John Flaxman as a Religious Sculptor
Thursday 17th June 2010
6:30 pm
At the Chadwick Lecture Hall, Chadwick Building, University College London; this lecture is organized to coincide with a new exhibition of Flaxman's drawings in the Strang Print Room, UCL.
Admission £5.00/£3.00 concessions.
Booking: contact nora@swedenborg.org.uk/(020) 7405 7986
John Flaxman (1755-1826), a friend and contemporary of William Blake, was the first British sculptor to achieve a major international reputation; he was also a founder member of the Swedenborg Society.

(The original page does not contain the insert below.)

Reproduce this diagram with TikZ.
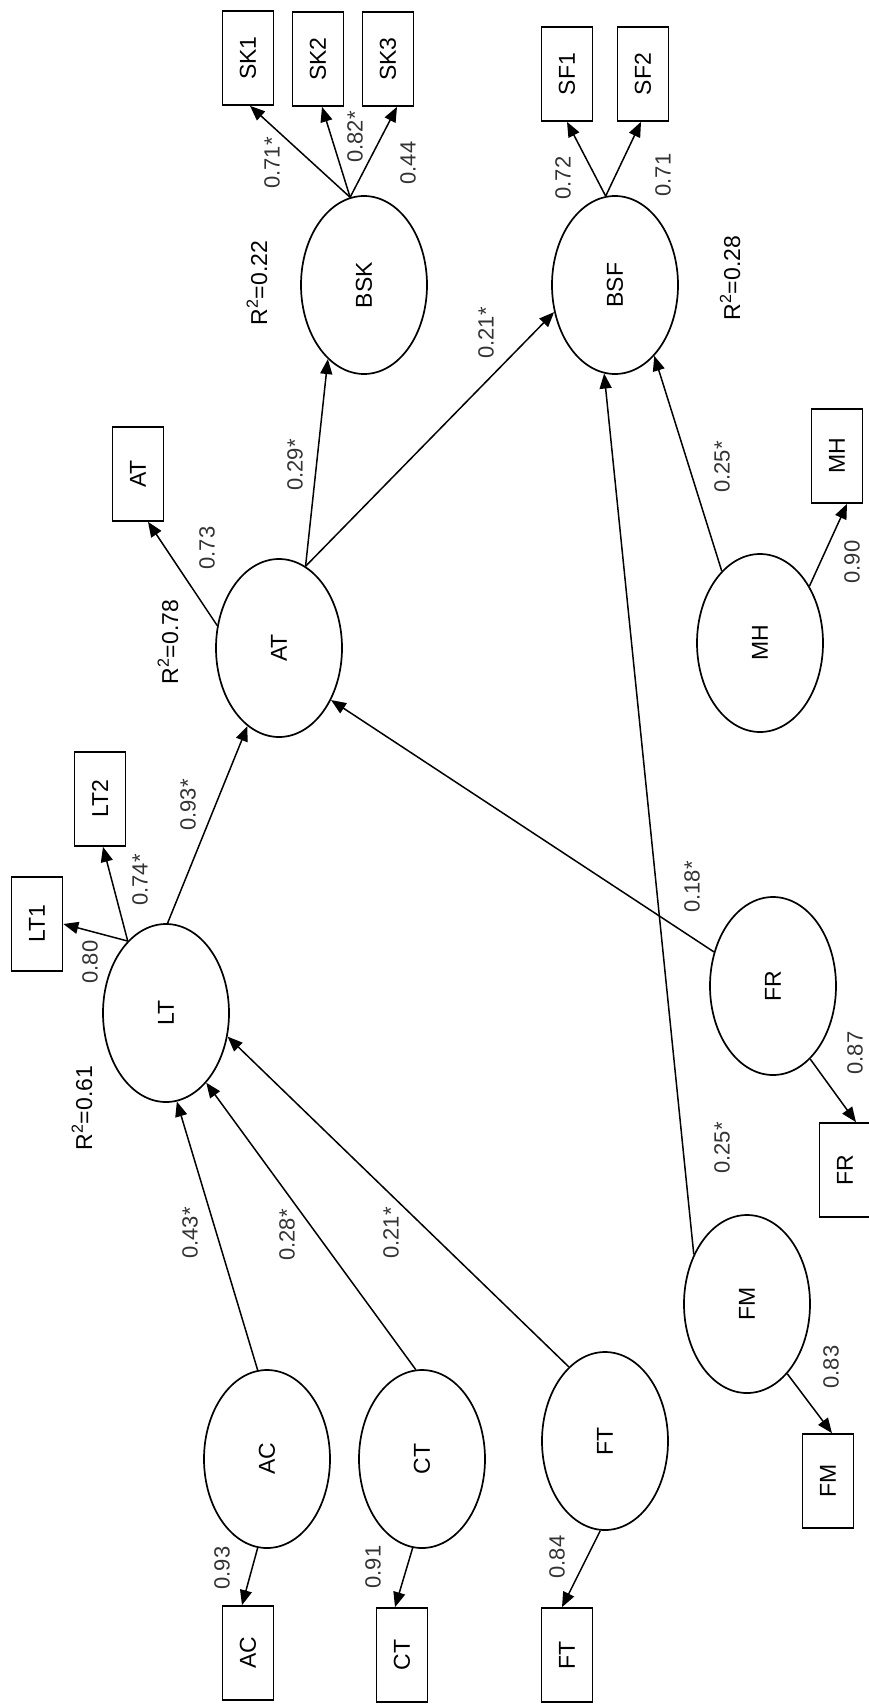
\documentclass[tikz,border=0pt]{standalone}
\usepackage{fontspec}
\setmainfont{Liberation Sans}
\usetikzlibrary{arrows.meta,shapes.geometric}
\newcommand\rtx[1]{\rotatebox{90}{#1}}
\begin{document}
\begin{tikzpicture}[x=1pt,y=-1pt,
  every node/.style={font=\fontsize{23}{27}\selectfont},
  lat/.style={draw,ellipse,line width=1.7pt,minimum width=126pt,minimum height=178pt,inner sep=0pt},
  obs/.style={draw,rectangle,line width=1.7pt,minimum width=51pt,minimum height=94pt,inner sep=0pt},
  coef/.style={rotate=90,inner sep=0pt,text=black!80,font=\fontsize{22}{26}\selectfont},
  rsq/.style={rotate=90,inner sep=0pt},
  arr/.style={line width=1.5pt,-{Triangle[length=15pt,width=12pt]}}]
\useasboundingbox (0,0) rectangle (868,1704);
% latent variables
\node[lat] (bsk) at (364,285) {\rtx{BSK}};
\node[lat] (bsf) at (615,285) {\rtx{BSF}};
\node[lat] (atl) at (279,648) {\rtx{AT}};
\node[lat] (mhl) at (760,643) {\rtx{MH}};
\node[lat] (ltl) at (166,1013) {\rtx{LT}};
\node[lat] (frl) at (773,986) {\rtx{FR}};
\node[lat] (fml) at (747,1304) {\rtx{FM}};
\node[lat] (acl) at (267,1459) {\rtx{AC}};
\node[lat] (ctl) at (422,1459) {\rtx{CT}};
\node[lat] (ftl) at (605,1441) {\rtx{FT}};
% observed variables
\node[obs] (sk1) at (248,58) {\rtx{SK1}};
\node[obs] (sk2) at (318,59) {\rtx{SK2}};
\node[obs] (sk3) at (388,59) {\rtx{SK3}};
\node[obs] (sf1) at (567,74) {\rtx{SF1}};
\node[obs] (sf2) at (643,74) {\rtx{SF2}};
\node[obs] (atb) at (138,474) {\rtx{AT}};
\node[obs] (mhb) at (837,456) {\rtx{MH}};
\node[obs] (lt2) at (100,799) {\rtx{LT2}};
\node[obs] (lt1) at (37,924) {\rtx{LT1}};
\node[obs] (frb) at (845,1170) {\rtx{FR}};
\node[obs] (fmb) at (828,1481) {\rtx{FM}};
\node[obs] (acb) at (248,1653) {\rtx{AC}};
\node[obs] (ctb) at (402,1655) {\rtx{CT}};
\node[obs] (ftb) at (567,1655) {\rtx{FT}};
% measurement arrows
\draw[arr] (bsk.99) -- ([xshift=2pt]sk1.south);
\draw[arr] (bsk.99) -- ([xshift=4pt]sk2.south);
\draw[arr] (bsk.99) -- ([xshift=9pt]sk3.south);
\draw[arr] (bsf.96) -- (sf1.south);
\draw[arr] (bsf.96) -- ([xshift=-2pt]sf2.south);
\draw[arr] (atl.160) -- ([xshift=10pt]atb.south);
\draw[arr] (mhl.49) -- ([xshift=10pt]mhb.south);
\draw[arr] (ltl.118) -- (lt1.east);
\draw[arr] (ltl.118) -- ([xshift=3pt]lt2.south);
\draw[arr] (frl.297) -- ([xshift=11pt]frb.north);
\draw[arr] (fml.300) -- ([xshift=4pt]fmb.north);
\draw[arr] (acl.264) -- ([xshift=-6pt]acb.north);
\draw[arr] (ctl.264) -- ([xshift=-7pt]ctb.north);
\draw[arr] (ftl.267) -- ([xshift=-5pt]ftb.north);
% structural arrows
\draw[arr] (atl.72) -- (bsk.244);
\draw[arr] (atl.72) -- (bsf.204);
\draw[arr] (ltl.89) -- (atl.248);
\draw[arr] (acl.96) -- (ltl.277);
\draw[arr] (ctl.94) -- (ltl.300);
\draw[arr] (ftl.116) -- (ltl.339);
\draw[arr] (frl.150) -- (atl.315);
\draw[arr] (fml.137) -- (bsf.263);
\draw[arr] (mhl.118) -- (bsf.299);
% coefficients
\node[coef] (c1) at (272,163) {0.71*};
\node[coef] (c2) at (355,137) {0.82*};
\node[coef] (c3) at (408,163) {0.44};
\node[rsq] (r1) at (257,283) {R\textsuperscript{2}=0.22};
\node[coef] (c4) at (563,178) {0.72};
\node[coef] (c5) at (663,175) {0.71};
\node[rsq] (r2) at (730,278) {R\textsuperscript{2}=0.28};
\node[coef] (c6) at (486,333) {0.21*};
\node[coef] (c7) at (207,548) {0.73};
\node[rsq] (r3) at (168,642) {R\textsuperscript{2}=0.78};
\node[coef] (c8) at (295,465) {0.29*};
\node[coef] (c9) at (188,805) {0.93*};
\node[coef] (c10) at (140,880) {0.74*};
\node[coef] (c11) at (90,962) {0.80};
\node[rsq] (r4) at (82,1108) {R\textsuperscript{2}=0.61};
\node[coef] (c12) at (190,1233) {0.43*};
\node[coef] (c13) at (287,1235) {0.28*};
\node[coef] (c14) at (391,1233) {0.21*};
\node[coef] (c15) at (222,1568) {0.93};
\node[coef] (c16) at (373,1567) {0.91};
\node[coef] (c17) at (557,1557) {0.84};
\node[coef] (c18) at (831,1367) {0.83};
\node[coef] (c19) at (855,1053) {0.87};
\node[coef] (c20) at (722,1148) {0.25*};
\node[coef] (c21) at (692,887) {0.18*};
\node[coef] (c22) at (852,562) {0.90};
\node[coef] (c23) at (722,467) {0.25*};
\end{tikzpicture}
\end{document}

John Flaxman seems to his contemporaries to be two
quite different people. On the continent he was the famous author of
outline illustrations to Homer and Dante, but in Britain he was a kind
of national sculptor whose monuments were in hundreds of churchs
throughout the country. David will be looking at Flaxman as a religious
sculptor, especially at his Swedenborgian connections and imagery.
David
Bindman is Emeritus Professor of the History of Art at University
College London. He was educated at Oxford, Harvard and the Courtauld
Institute, University of London. He has held fellowships at Yale,
National Gallery of Art, Washington, the Getty Institute, and the Du
Bois Institute, Harvard. He has written mainly on British art but also
on the representation of race. He is the author of Ape to Apollo: Aesthetics and the Idea of Race, 1700-1800, (2002) and has edited The History of British Art, 3 vols., (2008).
Venue
Chadwick Building, UCL, Gower Street,London, WC1
6BT
Enter through UCL's main gates on Gower St. Pass through the security lodge and the Chadwick Building is immediately to your right.